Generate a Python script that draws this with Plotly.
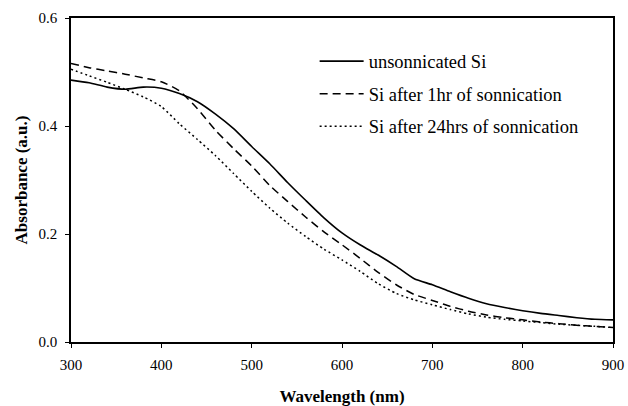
import plotly.graph_objects as go

# UV-Vis absorbance spectra of Si before/after sonication
wavelength = [300, 320, 340, 360, 380, 400, 420, 440, 460, 480, 500, 520, 540, 560, 580,
              600, 620, 640, 660, 680, 700, 720, 740, 760, 780, 800, 820, 840, 860, 880, 900]

unsonnicated = [0.485, 0.480, 0.472, 0.468, 0.472, 0.470, 0.460, 0.445, 0.422, 0.395, 0.362,
                0.330, 0.295, 0.262, 0.230, 0.202, 0.180, 0.161, 0.140, 0.117, 0.106, 0.093,
                0.081, 0.071, 0.064, 0.058, 0.053, 0.049, 0.045, 0.042, 0.041]

after_1hr = [0.516, 0.508, 0.502, 0.496, 0.489, 0.482, 0.465, 0.432, 0.392, 0.358, 0.326,
             0.290, 0.260, 0.231, 0.204, 0.180, 0.155, 0.129, 0.106, 0.088, 0.077, 0.066,
             0.057, 0.050, 0.045, 0.041, 0.037, 0.034, 0.031, 0.029, 0.027]

after_24hrs = [0.505, 0.493, 0.481, 0.468, 0.454, 0.436, 0.404, 0.375, 0.345, 0.312, 0.279,
               0.248, 0.220, 0.195, 0.172, 0.152, 0.131, 0.108, 0.090, 0.078, 0.069, 0.060,
               0.052, 0.046, 0.042, 0.039, 0.036, 0.033, 0.031, 0.029, 0.027]

series_names = ["unsonnicated Si", "Si after 1hr of sonnication", "Si after 24hrs of sonnication"]
x_ticks = [300, 400, 500, 600, 700, 800, 900]
y_ticks = [0.0, 0.2, 0.4, 0.6]

FONT = "Times New Roman, Liberation Serif, DejaVu Serif, serif"

fig = go.Figure()
styles = [
    dict(dash="solid", width=1.6),
    dict(dash="8px,5px", width=1.5),
    dict(dash="2px,3px", width=1.5),
]
for i, (name, ys, st) in enumerate(zip(series_names, [unsonnicated, after_1hr, after_24hrs], styles)):
    fig.add_trace(go.Scatter(
        x=wavelength, y=ys, name=name, mode="lines", legendgroup=f"g{i}",
        line=dict(color="black", shape="spline", smoothing=0.6, **st),
    ))

axis_common = dict(
    showgrid=False, zeroline=False, showline=True, linecolor="black", linewidth=1.5,
    mirror=True, ticks="outside", ticklen=4, tickcolor="black", tickwidth=1,
    automargin=False,
    tickfont=dict(family=FONT, size=15, color="black"),
)

fig.update_xaxes(
    range=[300, 900], tickvals=x_ticks, ticklabelstandoff=4,
    title=dict(text="Wavelength (nm)", font=dict(family=FONT, size=17, color="black", weight="bold"),
               standoff=19),
    **axis_common,
)
fig.update_yaxes(
    range=[0, 0.6], tickvals=y_ticks, tickformat=".1f", ticklabelstandoff=5,
    title=dict(text="Absorbance (a.u.)", font=dict(family=FONT, size=17, color="black", weight="bold"),
               standoff=7),
    **axis_common,
)

fig.update_layout(
    template="none",
    width=628, height=406,
    margin=dict(l=71, r=15, t=18, b=64),
    paper_bgcolor="white", plot_bgcolor="white",
    font=dict(family=FONT, color="black"),
    legend=dict(
        x=0.4495, y=0.924, xanchor="left", yanchor="top",
        bgcolor="rgba(0,0,0,0)", borderwidth=0,
        font=dict(family=FONT, size=18.5, color="black"),
        itemwidth=44, tracegroupgap=5.5,
    ),
)

fig.write_html("out.html")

------------

The pictures should not be reproduced; quote all of the other material exactly.

▸ OUTPUT OF THE TASK
Generate a Python script that draws this with Plotly.
import plotly.graph_objects as go

# UV-Vis absorbance spectra of Si before/after sonication
wavelength = [300, 320, 340, 360, 380, 400, 420, 440, 460, 480, 500, 520, 540, 560, 580,
              600, 620, 640, 660, 680, 700, 720, 740, 760, 780, 800, 820, 840, 860, 880, 900]

unsonnicated = [0.485, 0.480, 0.472, 0.468, 0.472, 0.470, 0.460, 0.445, 0.422, 0.395, 0.362,
                0.330, 0.295, 0.262, 0.230, 0.202, 0.180, 0.161, 0.140, 0.117, 0.106, 0.093,
                0.081, 0.071, 0.064, 0.058, 0.053, 0.049, 0.045, 0.042, 0.041]

after_1hr = [0.516, 0.508, 0.502, 0.496, 0.489, 0.482, 0.465, 0.432, 0.392, 0.358, 0.326,
             0.290, 0.260, 0.231, 0.204, 0.180, 0.155, 0.129, 0.106, 0.088, 0.077, 0.066,
             0.057, 0.050, 0.045, 0.041, 0.037, 0.034, 0.031, 0.029, 0.027]

after_24hrs = [0.505, 0.493, 0.481, 0.468, 0.454, 0.436, 0.404, 0.375, 0.345, 0.312, 0.279,
               0.248, 0.220, 0.195, 0.172, 0.152, 0.131, 0.108, 0.090, 0.078, 0.069, 0.060,
               0.052, 0.046, 0.042, 0.039, 0.036, 0.033, 0.031, 0.029, 0.027]

series_names = ["unsonnicated Si", "Si after 1hr of sonnication", "Si after 24hrs of sonnication"]
x_ticks = [300, 400, 500, 600, 700, 800, 900]
y_ticks = [0.0, 0.2, 0.4, 0.6]

FONT = "Times New Roman, Liberation Serif, DejaVu Serif, serif"

fig = go.Figure()
styles = [
    dict(dash="solid", width=1.6),
    dict(dash="8px,5px", width=1.5),
    dict(dash="2px,3px", width=1.5),
]
for i, (name, ys, st) in enumerate(zip(series_names, [unsonnicated, after_1hr, after_24hrs], styles)):
    fig.add_trace(go.Scatter(
        x=wavelength, y=ys, name=name, mode="lines", legendgroup=f"g{i}",
        line=dict(color="black", shape="spline", smoothing=0.6, **st),
    ))

axis_common = dict(
    showgrid=False, zeroline=False, showline=True, linecolor="black", linewidth=1.5,
    mirror=True, ticks="outside", ticklen=4, tickcolor="black", tickwidth=1,
    automargin=False,
    tickfont=dict(family=FONT, size=15, color="black"),
)

fig.update_xaxes(
    range=[300, 900], tickvals=x_ticks, ticklabelstandoff=4,
    title=dict(text="Wavelength (nm)", font=dict(family=FONT, size=17, color="black", weight="bold"),
               standoff=19),
    **axis_common,
)
fig.update_yaxes(
    range=[0, 0.6], tickvals=y_ticks, tickformat=".1f", ticklabelstandoff=5,
    title=dict(text="Absorbance (a.u.)", font=dict(family=FONT, size=17, color="black", weight="bold"),
               standoff=7),
    **axis_common,
)

fig.update_layout(
    template="none",
    width=628, height=406,
    margin=dict(l=71, r=15, t=18, b=64),
    paper_bgcolor="white", plot_bgcolor="white",
    font=dict(family=FONT, color="black"),
    legend=dict(
        x=0.4495, y=0.924, xanchor="left", yanchor="top",
        bgcolor="rgba(0,0,0,0)", borderwidth=0,
        font=dict(family=FONT, size=18.5, color="black"),
        itemwidth=44, tracegroupgap=5.5,
    ),
)

fig.write_html("out.html")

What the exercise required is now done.